For a broader EU residency comparison, our cheapest countries where Americans can still buy residency post ranks the cheapest 8 options. For the currency and transfer mechanics of moving €300-600K to Europe, read how to transfer $1M to Europe and the best currency strategy when buying in euros.
Bottom Line
Malta and Cyprus are the two remaining English-speaking EU residency-by-property programs in 2026. They're not interchangeable. Cyprus is cheaper (~€360K vs ~€525K total), faster (2-4 months vs 6-12 months processing), and has a dramatically better tax regime for high-income investment earners (17-year non-dom). Malta is more expensive, slower, has a complex remittance-based tax system, but gives you Schengen access day-one, no new-build property restriction, and a slightly faster path to naturalization.

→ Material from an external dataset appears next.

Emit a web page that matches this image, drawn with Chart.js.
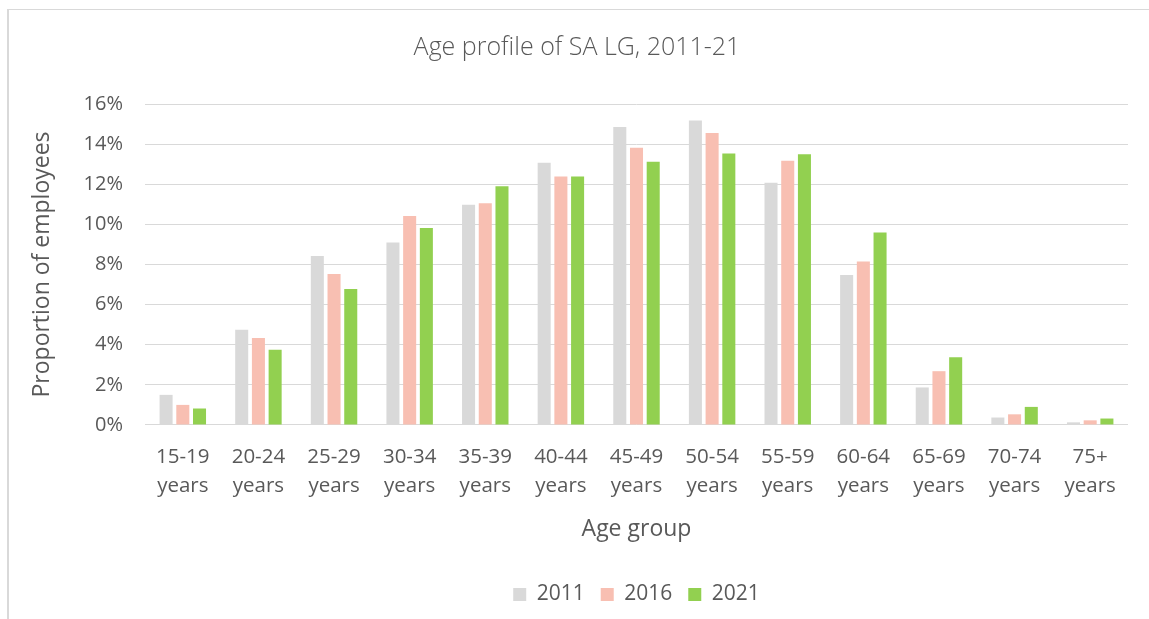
<!DOCTYPE html>
<html>
<head>
<meta charset="utf-8">
<script src="https://cdn.jsdelivr.net/npm/chart.js@4/dist/chart.umd.min.js"></script>
<style>
  html, body { margin: 0; padding: 0; background: #ffffff; }
  #wrap { position: relative; width: 1149px; height: 619px; overflow: hidden; }
  #frame { position: absolute; left: 7px; top: 9px; width: 1200px; height: 700px;
           border-top: 1px solid #D9D9D9; border-left: 2px solid #D9D9D9; }
  canvas { position: absolute; left: 0; top: 0; }
</style>
</head>
<body>
<div id="wrap">
  <div id="frame"></div>
  <canvas id="c" width="1149" height="619"></canvas>
</div>
<script>
const categories = [
  ["15-19", "years"], ["20-24", "years"], ["25-29", "years"], ["30-34", "years"],
  ["35-39", "years"], ["40-44", "years"], ["45-49", "years"], ["50-54", "years"],
  ["55-59", "years"], ["60-64", "years"], ["65-69", "years"], ["70-74", "years"],
  ["75+", "years"]
];
const seriesNames = ["2011", "2016", "2021"];
const values2011 = [1.5, 4.75, 8.42, 9.1, 10.98, 13.07, 14.85, 15.18, 12.08, 7.47, 1.87, 0.37, 0.13];
const values2016 = [1.0, 4.33, 7.52, 10.42, 11.05, 12.38, 13.82, 14.55, 13.17, 8.15, 2.68, 0.53, 0.23];
const values2021 = [0.82, 3.75, 6.78, 9.82, 11.9, 12.38, 13.12, 13.53, 13.5, 9.6, 3.38, 0.9, 0.32];
const yTicks = [0, 2, 4, 6, 8, 10, 12, 14, 16];

const colors = ["#D9D9D9", "#F8BFB2", "#92D050"];
const textColor = "#595959";
const fontFamily = "'Open Sans', 'Noto Sans', sans-serif";

const seriesValues = [values2011, values2016, values2021];
const datasets = seriesNames.map((name, i) => ({
  label: name,
  data: seriesValues[i],
  backgroundColor: colors[i],
  borderWidth: 0,
  categoryPercentage: 0.663,
  barPercentage: 0.78
}));

new Chart(document.getElementById("c"), {
  type: "bar",
  data: { labels: categories, datasets },
  options: {
    responsive: false,
    animation: false,
    devicePixelRatio: 1,
    layout: { padding: { left: 26, right: 21, top: 0, bottom: 4 } },
    plugins: {
      title: {
        display: true,
        text: "Age profile of SA LG, 2011-21",
        color: textColor,
        font: { family: fontFamily, size: 25, weight: "300", lineHeight: 1.2 },
        padding: { top: 33, bottom: 41 }
      },
      legend: {
        display: true,
        position: "bottom",
        fullSize: false,
        labels: {
          color: textColor,
          font: { family: fontFamily, size: 21 },
          boxWidth: 13,
          boxHeight: 13,
          padding: 16
        }
      },
      tooltip: { enabled: false }
    },
    scales: {
      x: {
        grid: { display: false, drawTicks: false },
        border: { display: false },
        ticks: {
          color: textColor,
          font: { family: fontFamily, size: 20.5, lineHeight: 1.45 },
          padding: 17,
          maxRotation: 0,
          autoSkip: false
        },
        title: {
          display: true,
          text: "Age group",
          color: textColor,
          font: { family: fontFamily, size: 23, lineHeight: 1.2 },
          padding: { top: -3, bottom: 25 }
        }
      },
      y: {
        min: yTicks[0],
        max: yTicks[yTicks.length - 1],
        afterBuildTicks: (scale) => { scale.ticks = yTicks.map(v => ({ value: v })); },
        afterFit: (scale) => { scale.width = 119; },
        grid: { color: "#D9D9D9", lineWidth: 1, drawTicks: false },
        border: { display: false },
        ticks: {
          color: textColor,
          font: { family: fontFamily, size: 20 },
          padding: 22,
          callback: (v) => v + "%"
        },
        title: {
          display: true,
          text: "Proportion of employees",
          color: textColor,
          font: { family: fontFamily, size: 23, lineHeight: 1.2 },
          padding: { top: 3, bottom: 0 }
        }
      }
    }
  }
});
</script>
</body>
</html>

For wealthy Americans with dividend/interest income, Cyprus is almost always the better financial choice. For Americans who actually want to live in EU Europe part-time and travel freely in Schengen, Malta is the better practical choice despite the higher cost. Neither is a good second-passport play in 2026 because both citizenship programs are effectively gone.
Before writing any checks, get an independent property valuation (not the developer's), verify the latest thresholds on the official government sites, and run the tax scenarios with a CPA who understands US-Malta or US-Cyprus tax treaties. Both treaties exist and both are functional, but the planning complexity is real and the stakes — €360K to €580K — justify professional help.